Пролог происходит в наши дни. Имение Калитиных занято фашистами. Лиза за высокими стенами монастыря ничего не знает, что делается в мире. Решает проведать свой старый дом — батюшки, а там немцы! У хитроумной старушки (она, естественно, в монастыре здорово состарилась, если дожила до второй мировой войны) рождается коварный план — поступает к врагам домработницей. Сидя в кухне у русской печки, вспоминает молодость.

Затем идет представление: Лиза, конечно, молода и красива. Все действие состоит из ее сцен с Лаврецким, в качестве острой приправы прибавлен приезд его жены.

В эпилоге бойкая старушка Лиза отравляет всех немцев и с чувством большого удовлетворения возвращается в святую обитель.

Через три дня я никого не ждала, уверенная, что это розыгрыш. Но они явились. С цветами, улыбаясь во все зубы.

— Представляете, какая будет сенсация? Впервые на Бродвее советская актриса в русском классическом спектакле. Огромными буквами — Елена Юнгер! — весь трепеща, сказал один из них.

— Извините, — ответила я, — я слишком уважаю русскую классику и не могу себе позволить участвовать в таком произведении.

Немая сцена, как в «Ревизоре». Потом возглас отчаяния:

— Это же Бродвей! Вы могли бы стать миллионершей!


На углу бульвара Лас-Филес — «драйв-инн». Это значит, что здесь можно позавтракать не выходя из машины. Хорошенькие, как всегда улыбающиеся девушки на специальных подносах-столиках подадут вам все, что захотите. Но можно зайти и внутрь, посидеть в кафе у окна. Анюта очень любит «хэмбургеры» — заходим.

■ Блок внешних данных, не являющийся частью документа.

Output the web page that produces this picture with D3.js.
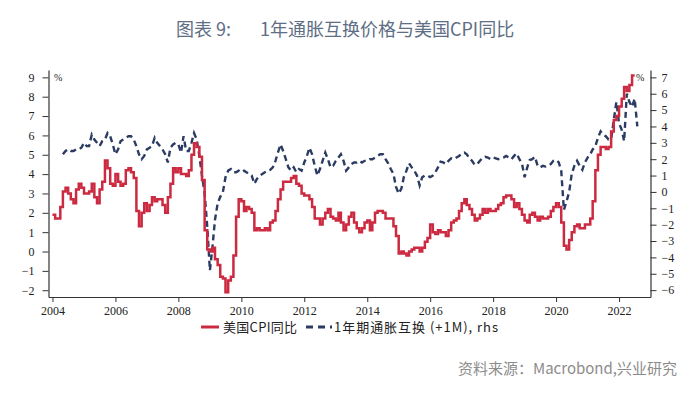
<!DOCTYPE html>
<html>
<head>
<meta charset="utf-8">
<script src="https://cdn.jsdelivr.net/npm/d3@7"></script>
<style>
  body { margin: 0; background: #fff; }
  svg { display: block; }
  .tick text { font-family: "Liberation Serif", serif; font-size: 12px; fill: #222; }
  .domain, .tick line { stroke: #333; }
</style>
</head>
<body>
<div id="chart"></div>
<script>
// US CPI YoY, monthly from 2004-01 (left axis)
let cpiStart = new Date(2004, 0, 1)
let cpiYoY = [
  1.9, 1.7, 1.7, 2.3, 3.1, 3.3, 3.0, 2.7, 2.5, 3.2, 3.5, 3.3,
  3.0, 3.0, 3.1, 3.5, 2.8, 2.5, 3.2, 3.6, 4.7, 4.3, 3.5, 3.4,
  4.0, 3.6, 3.4, 3.5, 4.2, 4.3, 4.1, 3.8, 2.1, 1.3, 2.0, 2.5,
  2.1, 2.4, 2.8, 2.6, 2.7, 2.7, 2.4, 2.0, 2.8, 3.5, 4.3, 4.1,
  4.3, 4.0, 4.0, 3.9, 4.2, 5.0, 5.6, 5.4, 4.9, 3.7, 1.1, 0.1,
  0.0, 0.2, -0.4, -0.7, -1.3, -1.4, -2.1, -1.5, -1.3, -0.2, 1.8, 2.7,
  2.6, 2.1, 2.3, 2.2, 2.0, 1.1, 1.2, 1.1, 1.1, 1.2, 1.1, 1.5,
  1.6, 2.1, 2.7, 3.2, 3.6, 3.6, 3.6, 3.8, 3.9, 3.5, 3.4, 3.0,
  2.9, 2.9, 2.7, 2.3, 1.7, 1.7, 1.4, 1.7, 2.0, 2.2, 1.8, 1.7,
  1.6, 2.0, 1.5, 1.1, 1.4, 1.8, 2.0, 1.5, 1.2, 1.0, 1.2, 1.5,
  1.6, 1.1, 1.5, 2.0, 2.1, 2.1, 2.0, 1.7, 1.7, 1.7, 1.3, 0.8,
  -0.1, 0.0, -0.1, -0.2, 0.0, 0.1, 0.2, 0.2, 0.0, 0.2, 0.5, 0.7,
  1.4, 1.0, 0.9, 1.1, 1.0, 1.0, 0.8, 1.1, 1.5, 1.6, 1.7, 2.1,
  2.5, 2.7, 2.4, 2.2, 1.9, 1.6, 1.7, 1.9, 2.2, 2.0, 2.2, 2.1,
  2.1, 2.2, 2.4, 2.5, 2.8, 2.9, 2.9, 2.7, 2.3, 2.5, 2.2, 1.9,
  1.6, 1.5, 1.9, 2.0, 1.8, 1.6, 1.8, 1.7, 1.7, 1.8, 2.1, 2.3,
  2.5, 2.3, 1.5, 0.3, 0.1, 0.6, 1.0, 1.3, 1.4, 1.2, 1.2, 1.4,
  1.4, 1.7, 2.6, 4.2, 5.0, 5.4, 5.4, 5.3, 5.4, 6.2, 6.8, 7.0,
  7.5, 7.9, 8.5, 8.3, 8.6, 9.1
]

// 1Y inflation swap (+1M), monthly from 2004-05 (right axis)
let swapStart = new Date(2004, 4, 1)
let swap1y = [
  2.3, 2.5, 2.6, 2.5, 2.5, 2.6, 2.6, 2.7,
  3.0, 2.8, 2.8, 3.5, 3.2, 3.0, 2.8, 3.1, 3.2, 3.6, 3.4, 2.9,
  2.3, 2.6, 3.1, 3.2, 3.3, 3.4, 3.4, 3.2, 2.8, 2.3, 2.0, 2.2,
  2.6, 2.7, 2.8, 3.3, 3.0, 2.8, 2.6, 2.3, 1.8, 2.7, 2.9, 3.0,
  2.9, 2.4, 3.4, 2.5, 2.5, 3.0, 3.6, 3.2, 2.2, 1.0, -0.1, -2.1,
  -4.8, -3.3, -1.7, -0.7, -0.3, 0.0, 0.9, 1.3, 1.4, 1.2, 1.2, 1.3,
  1.2, 1.3, 1.2, 1.1, 1.0, 0.5, 0.8, 1.0, 1.1, 1.2, 1.3, 1.35,
  1.5, 1.9, 2.4, 2.9, 2.5, 2.0, 1.5, 1.3, 1.5, 1.2, 1.4, 1.3,
  1.8, 2.2, 2.7, 2.3, 1.6, 1.0, 1.4, 1.9, 2.4, 2.0, 1.5, 1.6,
  1.9, 2.1, 2.3, 1.9, 1.3, 1.5, 1.7, 1.8, 1.8, 1.9, 1.8, 1.9,
  1.9, 2.0, 2.0, 2.1, 2.2, 2.3, 2.3, 2.0, 1.75, 1.4, 1.1, 0.3,
  -0.1, 0.2, 0.9, 1.3, 1.75, 1.5, 1.3, 1.0, 0.4, 0.9, 1.0, 1.0,
  0.9, 1.0, 1.2, 1.5, 1.85, 1.8, 1.7, 1.9, 2.05, 2.0, 2.1, 2.2,
  2.35, 2.4, 2.3, 2.05, 1.9, 1.65, 1.7, 1.9, 2.1, 2.15, 2.1, 2.0,
  2.1, 2.05, 2.0, 2.05, 2.1, 2.2, 2.1, 2.0, 2.2, 2.35, 2.0, 1.75,
  0.9, 1.5, 1.95, 2.0, 2.15, 1.6, 1.5, 1.6, 1.55, 1.6, 1.7, 1.9,
  1.95, 1.8, 1.3, -1.1, -0.6, 0.0, 1.1, 1.6, 1.9, 1.6, 1.35, 1.8,
  2.1, 2.3, 2.6, 2.8, 3.3, 3.7, 3.5, 3.4, 3.2, 3.2, 4.4, 5.5,
  4.2, 3.8, 3.1, 6.0, 5.5, 5.2, 5.7, 4.0
]

let leftTicks = d3.range(-2, 10)
let rightTicks = d3.range(-6, 8)
let yearTicks = d3.range(2004, 2023, 2)

let seriesNames = ['美国CPI同比', '1年期通胀互换 (+1M), rhs']

let width = 700
let height = 397
let plot = { left: 48.5, right: 650.5, top: 70, bottom: 297 }

let svg = d3
  .select('#chart')
  .append('svg')
  .attr('width', width)
  .attr('height', height)

let x = d3
  .scaleTime()
  .domain([new Date(2003, 10, 16), new Date(2023, 0, 1)])
  .range([plot.left, plot.right])

let yLeft = d3.scaleLinear().domain([-2.35, 9.38]).range([plot.bottom, plot.top])
let yRight = d3.scaleLinear().domain([-6.42, 7.45]).range([plot.bottom, plot.top])

let cpi = cpiYoY.map((v, i) => ({ date: d3.timeMonth.offset(cpiStart, i), value: v }))
// hold the last monthly value to the end of its month
cpi.push({ date: d3.timeMonth.offset(cpiStart, cpiYoY.length), value: cpiYoY[cpiYoY.length - 1] })
let swap = swap1y.map((v, i) => ({ date: d3.timeMonth.offset(swapStart, i), value: v }))

// title
svg
  .append('text')
  .attr('x', 176)
  .attr('y', 36)
  .attr('font-family', 'Noto Sans CJK SC, sans-serif')
  .attr('font-size', 18)
  .attr('fill', '#5e6e84')
  .text('图表 9:')

svg
  .append('text')
  .attr('x', 260)
  .attr('y', 36)
  .attr('font-family', 'Noto Sans CJK SC, sans-serif')
  .attr('font-size', 18)
  .attr('fill', '#5e6e84')
  .text('1年通胀互换价格与美国CPI同比')

// axes
svg
  .append('g')
  .attr('transform', 'translate(' + plot.left + ',0)')
  .call(d3.axisLeft(yLeft).tickValues(leftTicks).tickSize(6).tickPadding(8).tickSizeOuter(0))

svg
  .append('g')
  .attr('transform', 'translate(' + plot.right + ',0)')
  .call(d3.axisRight(yRight).tickValues(rightTicks).tickSize(6).tickPadding(5).tickSizeOuter(0))

svg
  .append('g')
  .attr('transform', 'translate(0,' + plot.bottom + ')')
  .call(
    d3
      .axisBottom(x)
      .tickValues(yearTicks.map(y => new Date(y, 0, 1)))
      .tickFormat(d3.timeFormat('%Y'))
      .tickSize(5)
      .tickPadding(4)
      .tickSizeOuter(0)
  )

svg.selectAll('.domain').attr('stroke-width', 1.2)

// unit labels
svg
  .append('text')
  .attr('x', 54)
  .attr('y', 81)
  .attr('font-family', 'Liberation Serif, serif')
  .attr('font-size', 10)
  .attr('fill', '#222')
  .text('%')

svg
  .append('text')
  .attr('x', 636)
  .attr('y', 81)
  .attr('font-family', 'Liberation Serif, serif')
  .attr('font-size', 10)
  .attr('fill', '#222')
  .text('%')

// lines
let cpiLine = d3
  .line()
  .curve(d3.curveStepAfter)
  .x(d => x(d.date))
  .y(d => yLeft(d.value))

let swapLine = d3
  .line()
  .x(d => x(d.date))
  .y(d => yRight(d.value))

svg
  .append('path')
  .datum(swap)
  .attr('d', swapLine)
  .attr('fill', 'none')
  .attr('stroke', '#2b3b62')
  .attr('stroke-width', 2.4)
  .attr('stroke-dasharray', '6,4')

svg
  .append('path')
  .datum(cpi)
  .attr('d', cpiLine)
  .attr('fill', 'none')
  .attr('stroke', '#cc2a40')
  .attr('stroke-width', 2.5)
  .attr('stroke-linejoin', 'miter')

// legend
let legend = svg.append('g').attr('transform', 'translate(0,327)')

legend
  .append('line')
  .attr('x1', 201)
  .attr('x2', 219)
  .attr('stroke', '#cc2a40')
  .attr('stroke-width', 3)

legend
  .append('text')
  .attr('x', 223)
  .attr('y', 4.5)
  .attr('font-family', 'Noto Sans CJK SC, sans-serif')
  .attr('font-size', 13)
  .attr('fill', '#222')
  .attr('textLength', 74)
  .attr('lengthAdjust', 'spacing')
  .text(seriesNames[0])

legend
  .append('line')
  .attr('x1', 306)
  .attr('x2', 332)
  .attr('stroke', '#2b3b62')
  .attr('stroke-width', 3)
  .attr('stroke-dasharray', '7,5')

legend
  .append('text')
  .attr('x', 334)
  .attr('y', 4.5)
  .attr('font-family', 'Noto Sans CJK SC, sans-serif')
  .attr('font-size', 13)
  .attr('fill', '#222')
  .attr('textLength', 164)
  .attr('lengthAdjust', 'spacing')
  .text(seriesNames[1])

// source
svg
  .append('text')
  .attr('x', 677)
  .attr('y', 374)
  .attr('text-anchor', 'end')
  .attr('font-family', 'Noto Sans CJK SC, sans-serif')
  .attr('font-size', 15)
  .attr('fill', '#8c8c8c')
  .text('资料来源：Macrobond,兴业研究')
</script>
</body>
</html>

Наблюдаю за подъезжающими машинами. Из открытого автомобиля дорогой марки, но не очень сверкающего и ухоженного выходит женщина в больших темных очках. Широким шагом, немного сутулясь, входит, садится за соседним столиком. Свободный свитер, брюки. На босых ногах стоптанные шлепанцы. Один еле держится на кончиках пальцев, она пошевеливает ими, заложив ногу на ногу. Лицо прячется под огромными очками, под небрежно свисающими прядями русых волос до плеч. Заказывает сухой мартини, выпивает почти залпом. Заказывает еще. Почему-то не могу оторвать глаз от этой женщины. Понять не могу, что же в ней так притягивает.

Усталым движением откидывает волосы, снимает очки, протирает их бумажной салфеточкой. Затуманенный взгляд равнодушно обводит окружающих. Вот так та́к! Грета Гарбо!

Давно не появлялась она на экране.


Раннее свежее утро, но день обещает быть очень жарким. Как всегда разнообразно одетые женщины не спеша бродят по залам универмага. Это один из лучших в городе. В отделе женского белья на стуле у прилавка сидит молодая женщина. Розовые, покрытые лаком ноготки высовываются из элегантных босоножек. Соболья шубка накинута на плечи, из-под нее торчит прозрачный нейлоновый халатик. Нейлон еще только входит в моду — он очень дорог. Покупательница выбирает лифчики. Продавщицы подобострастно суетятся вокруг нее. Очаровательное бело-розовое личико, пушистая волна светлых волос. Идет живое обсуждение невесомого, почти невидимого товара, который новыми грудами вываливается из коробок на прилавок. Продавщицы перемежают обсуждение длинными «о-о-о!» с придыханиями. Розовое, нежное личико, чисто вымытое, без всякой подмазки (большая редкость здесь), приветливо улыбается, перебирая тонкими пальчиками воздушные предметы.